• _GOAL OF THE EXERCISE_
Leaving out the pictures, retype all the material exactly.

━━━━━━━━━━━━━━━━━━━━━━━━━━━━━━

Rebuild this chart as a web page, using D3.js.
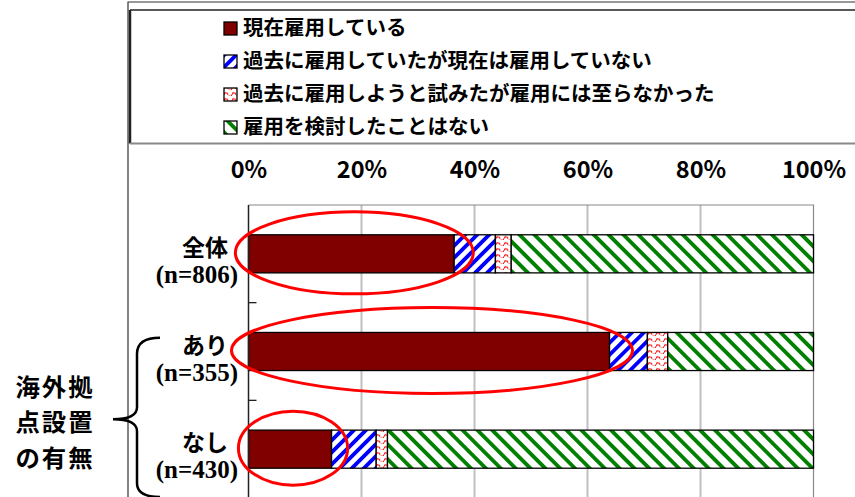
<!DOCTYPE html>
<html><head><meta charset="utf-8">
<script src="https://cdn.jsdelivr.net/npm/d3@7"></script>
<style>html,body{margin:0;padding:0;background:#fff;overflow:hidden}</style>
</head><body>
<svg id="c" width="855" height="497"></svg>
<script>
const categories = ["全体", "あり", "なし"];
const sampleLabels = ["(n=806)", "(n=355)", "(n=430)"];
const seriesNames = [
  "現在雇用している",
  "過去に雇用していたが現在は雇用していない",
  "過去に雇用しようと試みたが雇用には至らなかった",
  "雇用を検討したことはない"
];
const currentlyEmploying = [36.4, 63.9, 14.7];
const pastEmployedNotNow = [7.3, 6.7, 7.9];
const triedButFailed = [2.8, 3.6, 2.0];
const neverConsidered = [53.5, 25.8, 75.4];
const tickValues = [0, 20, 40, 60, 80, 100];
const groupTitle = ["海外拠", "点設置", "の有無"];

const seriesValues = [currentlyEmploying, pastEmployedNotNow, triedButFailed, neverConsidered];
const fills = ["#800000", "url(#pBlue)", "url(#pRed)", "url(#pGreen)"];

const svg = d3.select("#c");
const jp = "'Noto Sans CJK JP','Noto Sans',sans-serif";
const serif = "'Liberation Serif','DejaVu Serif',serif";

// patterns
const defs = svg.append("defs");
function stripes(id, color, period, width, angle) {
  const p = defs.append("pattern").attr("id", id).attr("patternUnits", "userSpaceOnUse")
    .attr("width", period).attr("height", period).attr("patternTransform", `rotate(${angle})`);
  p.append("rect").attr("width", period).attr("height", period).attr("fill", "#fff");
  p.append("rect").attr("x", 0).attr("width", width).attr("height", period).attr("fill", color);
}
stripes("pBlue", "#0000ff", 8.5, 3.8, 45);
stripes("pGreen", "#008000", 10.5, 3.8, -45);
const pr = defs.append("pattern").attr("id", "pRed").attr("patternUnits", "userSpaceOnUse")
  .attr("width", 8).attr("height", 6);
pr.append("rect").attr("width", 8).attr("height", 6).attr("fill", "#fff");
pr.append("path").attr("d", "M0,4.5 Q2,0.5 4,4.5 T8,4.5").attr("fill", "none")
  .attr("stroke", "#ff2020").attr("stroke-width", 1.4).attr("stroke-dasharray", "2.5,0.8");

// outer frame
svg.append("path").attr("d", "M128,497 L128,2 L855,2").attr("fill", "none").attr("stroke", "#333").attr("stroke-width", 1.2);
// legend box
svg.append("line").attr("x1", 130).attr("x2", 855).attr("y1", 10).attr("y2", 10).attr("stroke", "#222").attr("stroke-width", 1.5);
svg.append("line").attr("x1", 130).attr("x2", 130).attr("y1", 10).attr("y2", 143.5).attr("stroke", "#222").attr("stroke-width", 2.5);
svg.append("line").attr("x1", 130).attr("x2", 855).attr("y1", 143.5).attr("y2", 143.5).attr("stroke", "#888").attr("stroke-width", 2);

// legend
const legY = d3.scalePoint().domain(seriesNames).range([28.5, 127.5]);
const leg = svg.append("g");
seriesNames.forEach((n, i) => {
  leg.append("rect").attr("x", 224).attr("y", legY(n) - 6.5).attr("width", 13).attr("height", 13)
    .attr("fill", fills[i]).attr("stroke", "#000").attr("stroke-width", 1.3);
  leg.append("text").attr("x", 243).attr("y", legY(n) - 1).attr("dy", "0.36em")
    .attr("font-family", jp).attr("font-weight", 700).attr("font-size", 20.5).attr("fill", "#000").text(n);
});

// scales
const x = d3.scaleLinear().domain([0, 100]).range([248.5, 813.5]);
const y = d3.scaleBand().domain(categories).range([205, 498]).padding(0);
const barH = y.bandwidth() * 0.39;
const barOff = (y.bandwidth() - barH) / 2;

// gridlines
svg.append("g").selectAll("line").data(tickValues.filter(v => v > 0 && v < 100)).join("line")
  .attr("x1", d => x(d)).attr("x2", d => x(d)).attr("y1", 205).attr("y2", 498)
  .attr("stroke", "#c0c0c0").attr("stroke-width", 2);
// plot border top/right
svg.append("path").attr("d", `M${x(0)},205 L${x(100)},205 L${x(100)},498`).attr("fill", "none")
  .attr("stroke", "#888").attr("stroke-width", 1.2);

// top axis labels
const ax = d3.axisTop(x).tickValues(tickValues).tickFormat(d => d + "%").tickSize(0).tickPadding(0);
const axG = svg.append("g").attr("transform", "translate(0,178)").call(ax);
axG.select(".domain").remove();
axG.selectAll("text").attr("font-family", jp).attr("font-weight", 700).attr("font-size", 23.5)
  .attr("fill", "#000").attr("dy", 0);

// bars
const stacked = categories.map((c, ci) => {
  let acc = 0;
  return seriesValues.map((s, si) => { const r = { c, si, x0: acc, x1: acc + s[ci] }; acc += s[ci]; return r; });
}).flat();
svg.append("g").selectAll("rect").data(stacked).join("rect")
  .attr("x", d => x(d.x0)).attr("width", d => x(d.x1) - x(d.x0))
  .attr("y", d => y(d.c) + barOff).attr("height", barH)
  .attr("fill", d => fills[d.si]).attr("stroke", "#000").attr("stroke-width", 1.3);

// left axis
svg.append("line").attr("x1", x(0)).attr("x2", x(0)).attr("y1", 205).attr("y2", 498).attr("stroke", "#222").attr("stroke-width", 1.5);
svg.append("g").selectAll("line").data(categories.slice(1)).join("line")
  .attr("x1", x(0)).attr("x2", x(0) + 8).attr("y1", d => y(d)).attr("y2", d => y(d))
  .attr("stroke", "#222").attr("stroke-width", 1.3);

// category labels
categories.forEach((c, i) => {
  const cy = y(c) + y.bandwidth() / 2;
  svg.append("text").attr("x", 228).attr("y", cy + 2).attr("text-anchor", "end")
    .attr("font-family", jp).attr("font-weight", 700).attr("font-size", 23).attr("fill", "#000").text(c);
  svg.append("text").attr("x", 238).attr("y", cy + 29).attr("text-anchor", "end")
    .attr("font-family", serif).attr("font-weight", 700).attr("font-size", 25).attr("fill", "#000").text(sampleLabels[i]);
});

// red highlight ellipses around the first segment
const ryList = [41, 43, 37];
svg.append("g").selectAll("ellipse").data(categories).join("ellipse")
  .attr("cx", (c, i) => (x(0) + x(currentlyEmploying[i])) / 2 + 3)
  .attr("cy", c => y(c) + y.bandwidth() / 2 - 1)
  .attr("rx", (c, i) => (x(currentlyEmploying[i]) - x(0)) / 2 * 1.05 + 11)
  .attr("ry", (c, i) => ryList[i])
  .attr("fill", "none").attr("stroke", "#ff0000").attr("stroke-width", 3);

// brace
const bTop = y(categories[1]) + 35, bMid = y(categories[2]) + 19, bBot = 497;
svg.append("path")
  .attr("d", `M160,${bTop} Q137,${bTop} 137,${bTop + 16} L137,${bMid - 12} Q137,${bMid} 113,${bMid} Q137,${bMid} 137,${bMid + 12} L137,${bBot - 14} Q137,${bBot} 160,${bBot}`)
  .attr("fill", "none").attr("stroke", "#000").attr("stroke-width", 2.5);

// group title
groupTitle.forEach((t, i) => {
  svg.append("text").attr("x", 55).attr("y", 387 + i * 35.5).attr("dy", "0.36em").attr("text-anchor", "middle")
    .attr("font-family", jp).attr("font-weight", 700).attr("font-size", 24.4).attr("letter-spacing", 2)
    .attr("fill", "#000").text(t);
});
</script>
</body></html>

━━━━━━━━━━━━━━━━━━━━━━━━━━━━━━

• _ANSWER BELOW_
Rebuild this chart as a web page, using D3.js.
<!DOCTYPE html>
<html><head><meta charset="utf-8">
<script src="https://cdn.jsdelivr.net/npm/d3@7"></script>
<style>html,body{margin:0;padding:0;background:#fff;overflow:hidden}</style>
</head><body>
<svg id="c" width="855" height="497"></svg>
<script>
const categories = ["全体", "あり", "なし"];
const sampleLabels = ["(n=806)", "(n=355)", "(n=430)"];
const seriesNames = [
  "現在雇用している",
  "過去に雇用していたが現在は雇用していない",
  "過去に雇用しようと試みたが雇用には至らなかった",
  "雇用を検討したことはない"
];
const currentlyEmploying = [36.4, 63.9, 14.7];
const pastEmployedNotNow = [7.3, 6.7, 7.9];
const triedButFailed = [2.8, 3.6, 2.0];
const neverConsidered = [53.5, 25.8, 75.4];
const tickValues = [0, 20, 40, 60, 80, 100];
const groupTitle = ["海外拠", "点設置", "の有無"];

const seriesValues = [currentlyEmploying, pastEmployedNotNow, triedButFailed, neverConsidered];
const fills = ["#800000", "url(#pBlue)", "url(#pRed)", "url(#pGreen)"];

const svg = d3.select("#c");
const jp = "'Noto Sans CJK JP','Noto Sans',sans-serif";
const serif = "'Liberation Serif','DejaVu Serif',serif";

// patterns
const defs = svg.append("defs");
function stripes(id, color, period, width, angle) {
  const p = defs.append("pattern").attr("id", id).attr("patternUnits", "userSpaceOnUse")
    .attr("width", period).attr("height", period).attr("patternTransform", `rotate(${angle})`);
  p.append("rect").attr("width", period).attr("height", period).attr("fill", "#fff");
  p.append("rect").attr("x", 0).attr("width", width).attr("height", period).attr("fill", color);
}
stripes("pBlue", "#0000ff", 8.5, 3.8, 45);
stripes("pGreen", "#008000", 10.5, 3.8, -45);
const pr = defs.append("pattern").attr("id", "pRed").attr("patternUnits", "userSpaceOnUse")
  .attr("width", 8).attr("height", 6);
pr.append("rect").attr("width", 8).attr("height", 6).attr("fill", "#fff");
pr.append("path").attr("d", "M0,4.5 Q2,0.5 4,4.5 T8,4.5").attr("fill", "none")
  .attr("stroke", "#ff2020").attr("stroke-width", 1.4).attr("stroke-dasharray", "2.5,0.8");

// outer frame
svg.append("path").attr("d", "M128,497 L128,2 L855,2").attr("fill", "none").attr("stroke", "#333").attr("stroke-width", 1.2);
// legend box
svg.append("line").attr("x1", 130).attr("x2", 855).attr("y1", 10).attr("y2", 10).attr("stroke", "#222").attr("stroke-width", 1.5);
svg.append("line").attr("x1", 130).attr("x2", 130).attr("y1", 10).attr("y2", 143.5).attr("stroke", "#222").attr("stroke-width", 2.5);
svg.append("line").attr("x1", 130).attr("x2", 855).attr("y1", 143.5).attr("y2", 143.5).attr("stroke", "#888").attr("stroke-width", 2);

// legend
const legY = d3.scalePoint().domain(seriesNames).range([28.5, 127.5]);
const leg = svg.append("g");
seriesNames.forEach((n, i) => {
  leg.append("rect").attr("x", 224).attr("y", legY(n) - 6.5).attr("width", 13).attr("height", 13)
    .attr("fill", fills[i]).attr("stroke", "#000").attr("stroke-width", 1.3);
  leg.append("text").attr("x", 243).attr("y", legY(n) - 1).attr("dy", "0.36em")
    .attr("font-family", jp).attr("font-weight", 700).attr("font-size", 20.5).attr("fill", "#000").text(n);
});

// scales
const x = d3.scaleLinear().domain([0, 100]).range([248.5, 813.5]);
const y = d3.scaleBand().domain(categories).range([205, 498]).padding(0);
const barH = y.bandwidth() * 0.39;
const barOff = (y.bandwidth() - barH) / 2;

// gridlines
svg.append("g").selectAll("line").data(tickValues.filter(v => v > 0 && v < 100)).join("line")
  .attr("x1", d => x(d)).attr("x2", d => x(d)).attr("y1", 205).attr("y2", 498)
  .attr("stroke", "#c0c0c0").attr("stroke-width", 2);
// plot border top/right
svg.append("path").attr("d", `M${x(0)},205 L${x(100)},205 L${x(100)},498`).attr("fill", "none")
  .attr("stroke", "#888").attr("stroke-width", 1.2);

// top axis labels
const ax = d3.axisTop(x).tickValues(tickValues).tickFormat(d => d + "%").tickSize(0).tickPadding(0);
const axG = svg.append("g").attr("transform", "translate(0,178)").call(ax);
axG.select(".domain").remove();
axG.selectAll("text").attr("font-family", jp).attr("font-weight", 700).attr("font-size", 23.5)
  .attr("fill", "#000").attr("dy", 0);

// bars
const stacked = categories.map((c, ci) => {
  let acc = 0;
  return seriesValues.map((s, si) => { const r = { c, si, x0: acc, x1: acc + s[ci] }; acc += s[ci]; return r; });
}).flat();
svg.append("g").selectAll("rect").data(stacked).join("rect")
  .attr("x", d => x(d.x0)).attr("width", d => x(d.x1) - x(d.x0))
  .attr("y", d => y(d.c) + barOff).attr("height", barH)
  .attr("fill", d => fills[d.si]).attr("stroke", "#000").attr("stroke-width", 1.3);

// left axis
svg.append("line").attr("x1", x(0)).attr("x2", x(0)).attr("y1", 205).attr("y2", 498).attr("stroke", "#222").attr("stroke-width", 1.5);
svg.append("g").selectAll("line").data(categories.slice(1)).join("line")
  .attr("x1", x(0)).attr("x2", x(0) + 8).attr("y1", d => y(d)).attr("y2", d => y(d))
  .attr("stroke", "#222").attr("stroke-width", 1.3);

// category labels
categories.forEach((c, i) => {
  const cy = y(c) + y.bandwidth() / 2;
  svg.append("text").attr("x", 228).attr("y", cy + 2).attr("text-anchor", "end")
    .attr("font-family", jp).attr("font-weight", 700).attr("font-size", 23).attr("fill", "#000").text(c);
  svg.append("text").attr("x", 238).attr("y", cy + 29).attr("text-anchor", "end")
    .attr("font-family", serif).attr("font-weight", 700).attr("font-size", 25).attr("fill", "#000").text(sampleLabels[i]);
});

// red highlight ellipses around the first segment
const ryList = [41, 43, 37];
svg.append("g").selectAll("ellipse").data(categories).join("ellipse")
  .attr("cx", (c, i) => (x(0) + x(currentlyEmploying[i])) / 2 + 3)
  .attr("cy", c => y(c) + y.bandwidth() / 2 - 1)
  .attr("rx", (c, i) => (x(currentlyEmploying[i]) - x(0)) / 2 * 1.05 + 11)
  .attr("ry", (c, i) => ryList[i])
  .attr("fill", "none").attr("stroke", "#ff0000").attr("stroke-width", 3);

// brace
const bTop = y(categories[1]) + 35, bMid = y(categories[2]) + 19, bBot = 497;
svg.append("path")
  .attr("d", `M160,${bTop} Q137,${bTop} 137,${bTop + 16} L137,${bMid - 12} Q137,${bMid} 113,${bMid} Q137,${bMid} 137,${bMid + 12} L137,${bBot - 14} Q137,${bBot} 160,${bBot}`)
  .attr("fill", "none").attr("stroke", "#000").attr("stroke-width", 2.5);

// group title
groupTitle.forEach((t, i) => {
  svg.append("text").attr("x", 55).attr("y", 387 + i * 35.5).attr("dy", "0.36em").attr("text-anchor", "middle")
    .attr("font-family", jp).attr("font-weight", 700).attr("font-size", 24.4).attr("letter-spacing", 2)
    .attr("fill", "#000").text(t);
});
</script>
</body></html>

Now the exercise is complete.